Philosophical ideas—theories, claims, concepts—change over time, in part due to creative analysis and debate applied by philosophers, and in part because there are changes in society which force ideas to evolve. (Take, for example, the 1968 public redefinition of death as "brain death" by an ad hoc committee of Harvard faculty. The effects of this redefinition have been enormous and philosophers have played a large role in analyzing the logic and moral implications of the new definition.)
What forms does philosophical research take? For many philosophers, the exchange of ideas happens in journal articles, books and reviews, conference presentations, and university colloquia. Sometimes, newspapers and magazines publish philosophical pieces, especially when they touch upon a topic in the news. However, philosophers are increasingly bringing philosophical conversation into new media like podcasts and blogs. These innovations are exciting because they make it easier for those outside of the academic arena to chime in with their views and experience. Philosophers welcome this.
The University of Colorado Denver is committed to innovation in philosophical research. We aspire to analyze and discuss the issues most meaningful to people today, and are always trying to draw as many people into philosophical discussion as we can. Whether it is through our department talks (open to the public, documented on video), our interdisciplinary conferences, our undergraduate Ethics Bowl teams, our undergraduate Philosophy Club, or our faculty's individual visits to local groups and organizations, you will find the University of Colorado Denver Philosophy Department reaching out to explore and analyze both new ideas and old ones we thought we always understood.
Faculty resources for grants, travel support, etc. from outside the department:
- The President’s Fund for the Humanities was established to preserve a balance in the University’s programs of education and research by giving special attention to the humanities. Proposals might include: seminars in humanistic studies; public programs in the humanities; innovative teaching in the humanities; or requests for lectures or exhibits by visiting scholars. The fund might also support projects that involve interdisciplinary teaching, increase the visibility of the humanities, emphasize humanistic values, or address special social problems in a humanistic context. Typically, the application period for these funds is in the Fall (September/October).

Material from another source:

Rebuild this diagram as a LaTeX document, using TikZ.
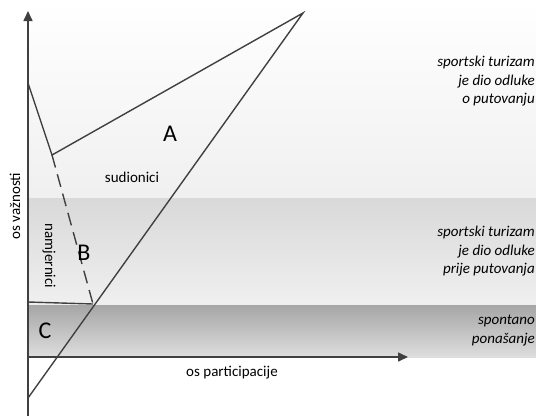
\documentclass[tikz,border=0pt]{standalone}
\usepackage{fontspec}
\setmainfont{Carlito}
\usetikzlibrary{arrows.meta}
\definecolor{ln}{HTML}{404040}
\begin{document}
\begin{tikzpicture}[x=1pt,y=-1pt,
  lbl/.style={font=\fontsize{15}{18}\selectfont, text=black, inner sep=0pt},
  big/.style={font=\fontsize{24}{29}\selectfont, text=black, inner sep=0pt},
  side/.style={font=\fontsize{15}{18.5}\selectfont\itshape, align=right, anchor=east, inner sep=0pt},
  edge/.style={draw=ln, line width=1.4pt},
  axis/.style={draw=ln, line width=1.6pt, -{Triangle[length=10pt,width=9pt]}}]
\useasboundingbox (0,0) rectangle (536,416);
% bands
\shade[top color=white, bottom color=black!6] (28,0) rectangle (536,198);
\shade[top color=black!15, bottom color=black!6] (28,198) rectangle (536,305);
\shade[top color=black!35, bottom color=black!13] (28,305) rectangle (536,357);
% points
\coordinate (p1) at (28,83);
\coordinate (p2) at (52,155);
\coordinate (p3) at (303,13);
\coordinate (p4) at (28,398);
\coordinate (p5) at (93,304);
\coordinate (p6) at (28,302);
\coordinate (ox) at (28,357);
\coordinate (oxe) at (408,357);
\coordinate (oyb) at (28,416);
\coordinate (oye) at (28,11);
% lines
\draw[edge, line join=miter] (p1) -- (p2) -- (p3) -- (p4);
\draw[edge, dash pattern=on 13pt off 7pt] (p2) -- (p5);
\draw[edge] (p6) -- (p5);
% axes
\draw[axis] (ox) -- (oxe);
\draw[axis] (oyb) -- (oye);
% labels
\node[big] (A) at (170,134) {A};
\node[big] (B) at (84,253) {B};
\node[big] (C) at (45,331) {C};
\node[lbl] (sud) at (132,177) {sudionici};
\node[lbl, rotate=-90] (nam) at (49,256) {namjernici};
\node[lbl, rotate=90] (osv) at (15,206) {os važnosti};
\node[lbl] (osp) at (232,373) {os participacije};
\node[side] (t1) at (535,81.5) {sportski turizam\\je dio odluke\\o putovanju};
\node[side] (t2) at (535,251.5) {sportski turizam\\je dio odluke\\prije putovanja};
\node[side] (t3) at (535,330.5) {spontano\\ponašanje};
\end{tikzpicture}
\end{document}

- Center for Faculty Development: The Center sponsors Faculty Development grants, YUMPS grants, and co-sponsors the Research and Scholarship Completion Fund Grants with the Office of Research.
- General CLAS Page on Grants: "As a driving force in a research-intensive university, faculty in the College of Liberal Arts and Sciences are active and productive scholars engaged in basic, applied and translational research and creative activities. The college supports these efforts as faculty and students conduct and disseminate their scholarly work in the humanities, sciences and behavioral sciences."
- CLAS Research Innovation Seed Programs (CRISP) CRISP funds are designated specifically to promote innovative research activities and encourage the submission of applications for externally funded research. CRISP funds are intended to provide seed money to fund studies to be used in grant proposals and to facilitate research that could not be successfully completed with currently available resources.
- CLAS Dissemination Grants: The CLAS Dissemination Grant program is designed to provide tenure-track and tenured faculty with funds for disseminating research via publication (page and other publication charges), travel to support presentations at professional meetings, website design related to communication of research results, or other scholarly dissemination venues.